Kennedy: GOP Will Change Stance As Elections Near
Feinstein and Hatch preparing alternate tobacco bill
WASHINGTON (AllPolitics, June 22) -- Sen. Ted Kennedy (D-Mass.) said Sunday he believes Republicans will change their stance on opposing both anti-smoking legislation and a Patients' Bill of Rights as the November elections approach.
"I think the last thing that the Republican Party wants is to go into the election as the pro-tobacco and the anti-health care party, and that's where their leaders are leading them," Kennedy said on CBS' "Face The Nation."
He said pared down anti-tobacco proposals that Senate Majority Leader Trent Lott (R-Miss.) and House Speaker Newt Gingrich (R-Ga.) have indicated they may offer will be seen for what they are -- in the interest of big tobacco.
"We all know what's going on. The tobacco industry is interested in some kind of watered down bill. They're more interested in the political lives of those senators rather than the lives of children that are really at risk," said Kennedy.
He said the defeat of the anti-tobacco legislation sponsored by Sen. John McCain (R-Ariz.) does not mean that the fight over the bill is over. Rather, said Kennedy, it is the beginning of the legislative process in which such bills are repeatedly brought to the Senate floor.
Sen. Dianne Feinstein (D-Calif.) told CNN's "Late Edition" that she already has an alternate anti-tobacco bill in the works.
"Sen. [Orrin] Hatch and I have one. We hope to present it sometime this week," she said.
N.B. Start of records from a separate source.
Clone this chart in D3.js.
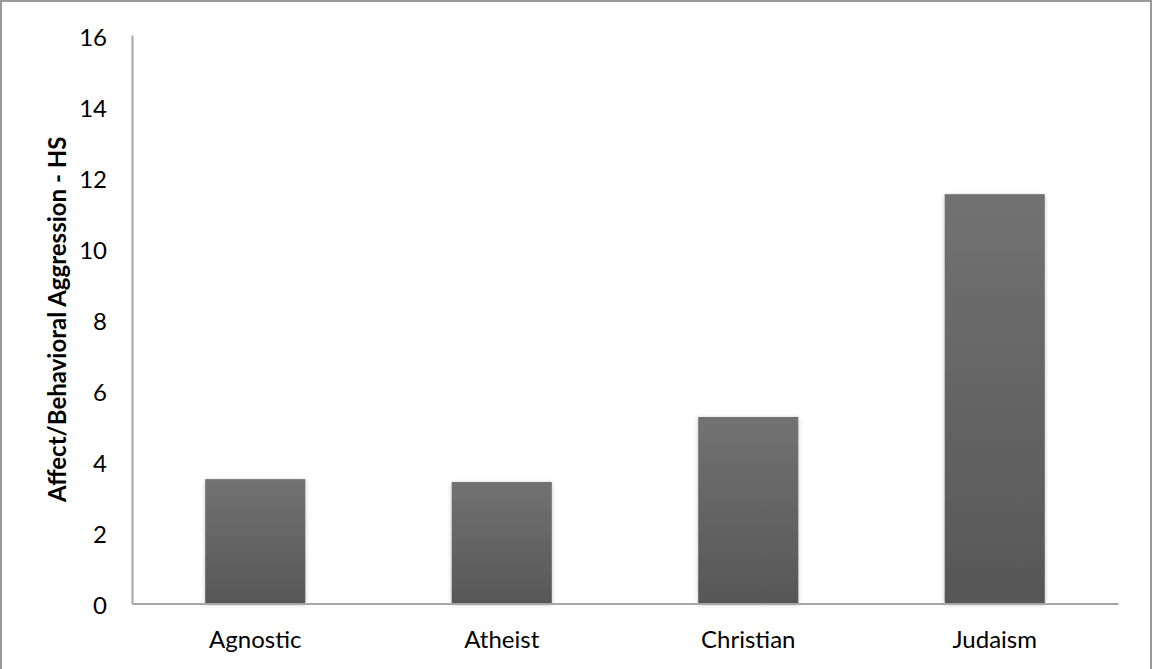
<!DOCTYPE html>
<html>
<head>
<meta charset="utf-8">
<script src="https://cdn.jsdelivr.net/npm/d3@7"></script>
<style>
  html, body { margin: 0; padding: 0; background: #fff; }
  svg text { font-family: Lato, "Open Sans", sans-serif; fill: #000; }
</style>
</head>
<body>
<svg id="chart" width="1152" height="669"></svg>
<script>
// Mean affect/behavioral aggression score by religious group
const categories = ["Agnostic", "Atheist", "Christian", "Judaism"];
const values = [3.5, 3.42, 5.25, 11.52];
const yTicks = [0, 2, 4, 6, 8, 10, 12, 14, 16];
const yTitle = "Affect/Behavioral Aggression - HS";

const W = 1152, H = 669;
const margin = { left: 132, right: 34, top: 35, bottom: 65 };
const FONT = "Lato, 'Open Sans', sans-serif";

const svg = d3.select("#chart");

// frame along the left, top and right edges
svg.append("path")
  .attr("d", `M1,${H} V1 H${W - 1} V${H}`)
  .attr("fill", "none")
  .attr("stroke", "#999").attr("stroke-width", 2);

const defs = svg.append("defs");
const grad = defs.append("linearGradient")
  .attr("id", "barFill").attr("x1", 0).attr("y1", 0).attr("x2", 0).attr("y2", 1);
grad.append("stop").attr("offset", "0%").attr("stop-color", "#727272");
grad.append("stop").attr("offset", "100%").attr("stop-color", "#575757");

const shadow = defs.append("filter").attr("id", "barShadow")
  .attr("x", "-10%").attr("y", "-5%").attr("width", "120%").attr("height", "110%");
shadow.append("feDropShadow")
  .attr("dx", 0).attr("dy", 1).attr("stdDeviation", 2)
  .attr("flood-color", "#000").attr("flood-opacity", 0.25);

const x = d3.scaleBand()
  .domain(categories)
  .range([margin.left, W - margin.right])
  .paddingInner(0.594)
  .paddingOuter(0.297);

const y = d3.scaleLinear()
  .domain([0, 16])
  .range([H - margin.bottom - 0.5, margin.top]);

// bars
svg.append("g")
  .selectAll("rect")
  .data(categories)
  .join("rect")
  .attr("x", d => x(d))
  .attr("y", (d, i) => y(values[i]))
  .attr("width", x.bandwidth())
  .attr("height", (d, i) => y(0) - y(values[i]))
  .attr("fill", "url(#barFill)")
  .attr("filter", "url(#barShadow)");

// y axis
const yAxis = svg.append("g")
  .attr("transform", `translate(${margin.left},0)`)
  .call(d3.axisLeft(y).tickValues(yTicks).tickSize(0).tickPadding(25));
yAxis.select(".domain").attr("stroke", "#a6a6a6").attr("stroke-width", 2);
yAxis.selectAll("text").attr("font-size", 24).attr("dy", "0.42em")
  .style("font-family", FONT);

// x axis
const xAxis = svg.append("g")
  .attr("transform", `translate(0,${y(0)})`)
  .call(d3.axisBottom(x).tickSize(0));
xAxis.select(".domain").attr("stroke", "#a6a6a6").attr("stroke-width", 2);
xAxis.selectAll("text").attr("font-size", 24).attr("y", 44.5).attr("dy", 0)
  .style("font-family", FONT);

// y axis title
svg.append("text")
  .attr("transform", `translate(66,${(y(0) + y(16)) / 2}) rotate(-90)`)
  .attr("text-anchor", "middle")
  .attr("font-size", 24)
  .attr("font-weight", "bold")
  .text(yTitle);
</script>
</body>
</html>
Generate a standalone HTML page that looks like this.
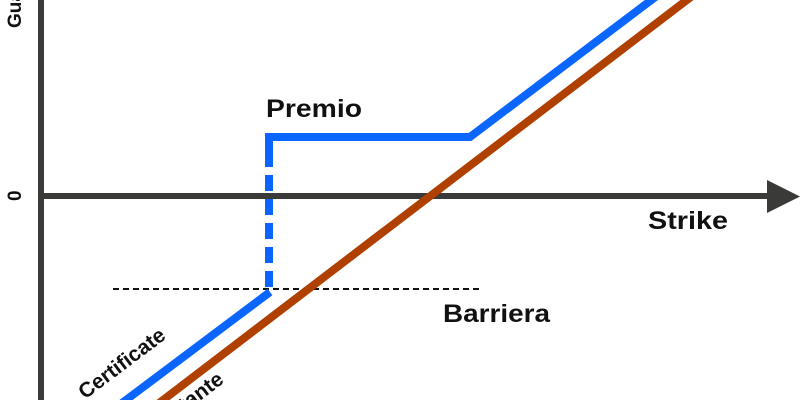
<!DOCTYPE html>
<html><head><meta charset="utf-8"><style>
html,body{margin:0;padding:0;background:#fff;overflow:hidden;width:800px;height:400px;}
svg{display:block;}
text{font-family:"Liberation Sans",sans-serif;font-weight:bold;fill:#111;}
</style></head><body>
<svg width="800" height="400" viewBox="0 0 800 400" xmlns="http://www.w3.org/2000/svg" overflow="hidden">
<line x1="41" y1="0" x2="41" y2="400" stroke="#3a3a38" stroke-width="6"/>
<line x1="41" y1="196" x2="772" y2="196" stroke="#3a3a38" stroke-width="6"/>
<polygon points="767,180 800,196.5 767,213" fill="#3a3a38"/>
<line x1="113" y1="289" x2="482" y2="289" stroke="#111" stroke-width="2" stroke-dasharray="6,4"/>
<line x1="150" y1="410" x2="700" y2="-10" stroke="#b04000" stroke-width="8"/>
<polyline points="110,412 270,292" fill="none" stroke="#0a66ff" stroke-width="8"/>
<line x1="269" y1="287" x2="269" y2="137" stroke="#0a66ff" stroke-width="8" stroke-dasharray="16,8"/>
<polyline points="269,152 269,137 470,137 662,-8" fill="none" stroke="#0a66ff" stroke-width="8"/>
<text x="266" y="117" font-size="25" textLength="96" lengthAdjust="spacingAndGlyphs">Premio</text>
<text x="443" y="322" font-size="25" textLength="107" lengthAdjust="spacingAndGlyphs">Barriera</text>
<text x="648" y="229" font-size="25" textLength="80" lengthAdjust="spacingAndGlyphs">Strike</text>
<text transform="translate(21,28) rotate(-90)" font-size="19">Guadagno</text>
<text transform="translate(21,201) rotate(-90)" font-size="19">0</text>
<text transform="translate(167,338) rotate(-37)" font-size="21" text-anchor="end">Certificate</text>
<text transform="translate(225,382) rotate(-37)" font-size="21" text-anchor="end">Sottostante</text>
</svg>
</body></html>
Sen. Tim Hutchinson (R-Ark.) also appearing on "Late Edition," said he hopes it will be a scaled back version.
"It shouldn't be like the tax and spend bill that we just defeated," said Hutchinson.
Kennedy said he expects the same kind of fight when he brings his
Patients' Bill of Rights, aimed at overseeing Health Maintenance Organizations, to the Senate floor for a vote.
"We know that, at the outset, you're going to have the same kind of fight on this as we had on big tobacco. Make no mistake about it. And the insurance industries will be out there and they'll be having the same kind of battle," said Kennedy.
He said he's confident of the health bill's eventual Senate passage "by bringing it up and bringing it up and bringing it up closer and closer to the election."